*** DATA FOR THIS EXERCISE ***

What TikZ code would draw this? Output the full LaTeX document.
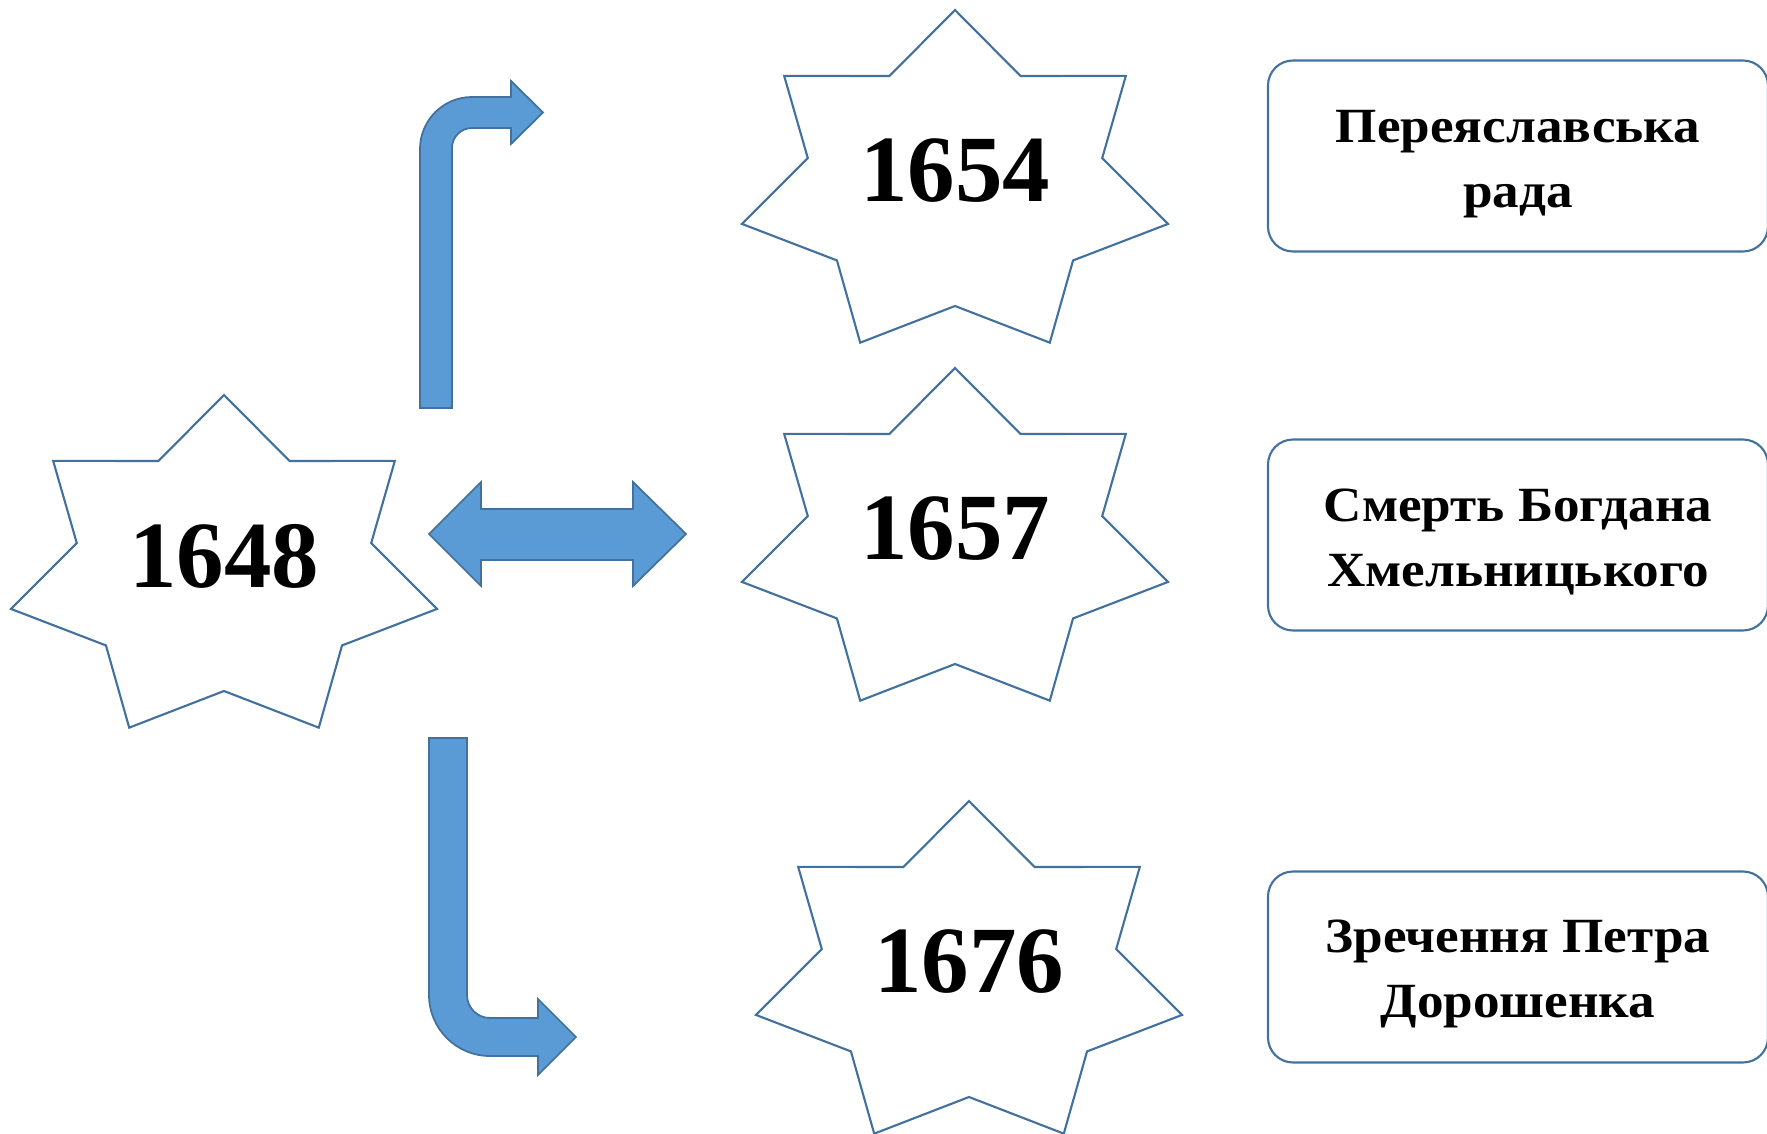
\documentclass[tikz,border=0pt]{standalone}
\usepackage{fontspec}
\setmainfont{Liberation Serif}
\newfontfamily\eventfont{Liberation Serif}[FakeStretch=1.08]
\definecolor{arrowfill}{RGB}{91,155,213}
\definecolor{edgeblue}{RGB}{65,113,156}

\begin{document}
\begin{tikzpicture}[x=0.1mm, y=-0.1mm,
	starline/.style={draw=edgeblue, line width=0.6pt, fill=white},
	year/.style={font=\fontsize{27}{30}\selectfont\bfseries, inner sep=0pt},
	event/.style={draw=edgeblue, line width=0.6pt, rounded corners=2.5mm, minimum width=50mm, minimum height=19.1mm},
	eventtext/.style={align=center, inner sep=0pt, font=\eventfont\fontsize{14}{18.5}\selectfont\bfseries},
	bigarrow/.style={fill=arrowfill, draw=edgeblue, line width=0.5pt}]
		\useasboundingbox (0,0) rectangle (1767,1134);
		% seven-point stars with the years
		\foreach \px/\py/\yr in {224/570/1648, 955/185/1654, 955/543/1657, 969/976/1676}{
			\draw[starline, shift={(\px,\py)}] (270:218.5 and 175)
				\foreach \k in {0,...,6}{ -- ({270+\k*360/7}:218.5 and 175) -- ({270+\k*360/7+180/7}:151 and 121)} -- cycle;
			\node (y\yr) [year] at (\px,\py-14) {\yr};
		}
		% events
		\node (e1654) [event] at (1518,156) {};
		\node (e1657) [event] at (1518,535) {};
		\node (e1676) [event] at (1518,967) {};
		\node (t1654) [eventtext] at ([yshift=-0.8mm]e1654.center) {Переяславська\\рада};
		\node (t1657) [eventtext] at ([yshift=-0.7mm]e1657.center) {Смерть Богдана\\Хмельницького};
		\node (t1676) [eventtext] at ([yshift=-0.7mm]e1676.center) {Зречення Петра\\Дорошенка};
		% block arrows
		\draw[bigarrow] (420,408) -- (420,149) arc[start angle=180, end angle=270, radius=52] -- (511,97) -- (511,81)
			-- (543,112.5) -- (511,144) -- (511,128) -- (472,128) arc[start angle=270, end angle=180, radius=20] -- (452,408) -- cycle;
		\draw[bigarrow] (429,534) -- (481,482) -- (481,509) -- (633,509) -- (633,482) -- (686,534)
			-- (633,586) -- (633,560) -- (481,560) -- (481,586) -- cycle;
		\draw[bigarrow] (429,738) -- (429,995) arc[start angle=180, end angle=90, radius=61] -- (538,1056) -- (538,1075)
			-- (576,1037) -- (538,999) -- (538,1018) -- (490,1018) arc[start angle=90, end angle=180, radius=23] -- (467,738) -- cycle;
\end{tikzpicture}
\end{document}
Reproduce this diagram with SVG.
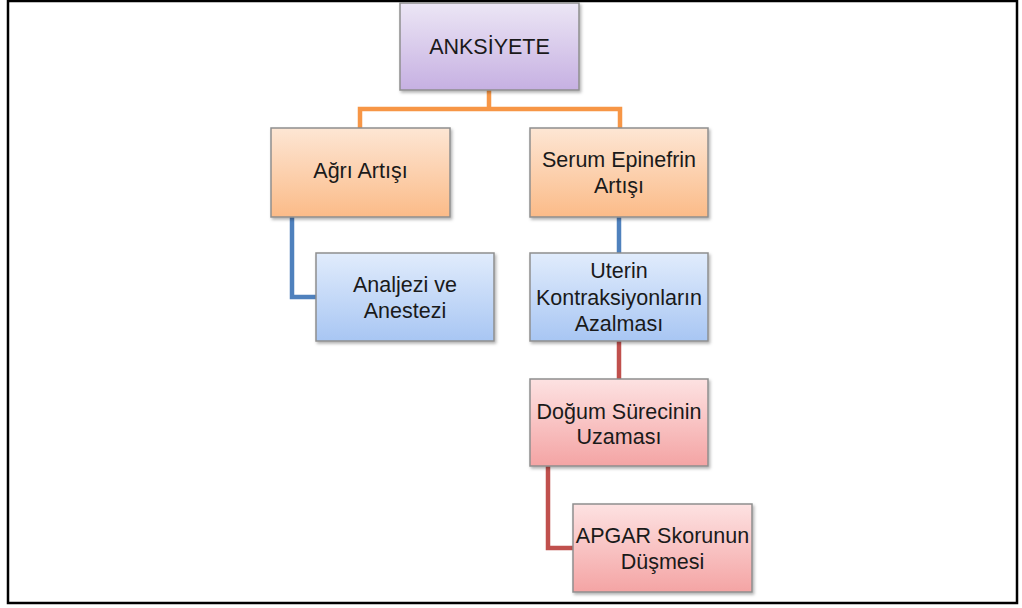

***

# GOAL:
Extract the text of all the records above verbatim, excluding pictures.

# RIGHT ANSWER:
What TikZ code would draw this? Output the full LaTeX document.
\documentclass[tikz,border=0pt]{standalone}
\usepackage{fontspec}
\setmainfont{Liberation Serif}
\newfontfamily\eventfont{Liberation Serif}[FakeStretch=1.08]
\definecolor{arrowfill}{RGB}{91,155,213}
\definecolor{edgeblue}{RGB}{65,113,156}

\begin{document}
\begin{tikzpicture}[x=0.1mm, y=-0.1mm,
	starline/.style={draw=edgeblue, line width=0.6pt, fill=white},
	year/.style={font=\fontsize{27}{30}\selectfont\bfseries, inner sep=0pt},
	event/.style={draw=edgeblue, line width=0.6pt, rounded corners=2.5mm, minimum width=50mm, minimum height=19.1mm},
	eventtext/.style={align=center, inner sep=0pt, font=\eventfont\fontsize{14}{18.5}\selectfont\bfseries},
	bigarrow/.style={fill=arrowfill, draw=edgeblue, line width=0.5pt}]
		\useasboundingbox (0,0) rectangle (1767,1134);
		% seven-point stars with the years
		\foreach \px/\py/\yr in {224/570/1648, 955/185/1654, 955/543/1657, 969/976/1676}{
			\draw[starline, shift={(\px,\py)}] (270:218.5 and 175)
				\foreach \k in {0,...,6}{ -- ({270+\k*360/7}:218.5 and 175) -- ({270+\k*360/7+180/7}:151 and 121)} -- cycle;
			\node (y\yr) [year] at (\px,\py-14) {\yr};
		}
		% events
		\node (e1654) [event] at (1518,156) {};
		\node (e1657) [event] at (1518,535) {};
		\node (e1676) [event] at (1518,967) {};
		\node (t1654) [eventtext] at ([yshift=-0.8mm]e1654.center) {Переяславська\\рада};
		\node (t1657) [eventtext] at ([yshift=-0.7mm]e1657.center) {Смерть Богдана\\Хмельницького};
		\node (t1676) [eventtext] at ([yshift=-0.7mm]e1676.center) {Зречення Петра\\Дорошенка};
		% block arrows
		\draw[bigarrow] (420,408) -- (420,149) arc[start angle=180, end angle=270, radius=52] -- (511,97) -- (511,81)
			-- (543,112.5) -- (511,144) -- (511,128) -- (472,128) arc[start angle=270, end angle=180, radius=20] -- (452,408) -- cycle;
		\draw[bigarrow] (429,534) -- (481,482) -- (481,509) -- (633,509) -- (633,482) -- (686,534)
			-- (633,586) -- (633,560) -- (481,560) -- (481,586) -- cycle;
		\draw[bigarrow] (429,738) -- (429,995) arc[start angle=180, end angle=90, radius=61] -- (538,1056) -- (538,1075)
			-- (576,1037) -- (538,999) -- (538,1018) -- (490,1018) arc[start angle=90, end angle=180, radius=23] -- (467,738) -- cycle;
\end{tikzpicture}
\end{document}
Reproduce this diagram with SVG.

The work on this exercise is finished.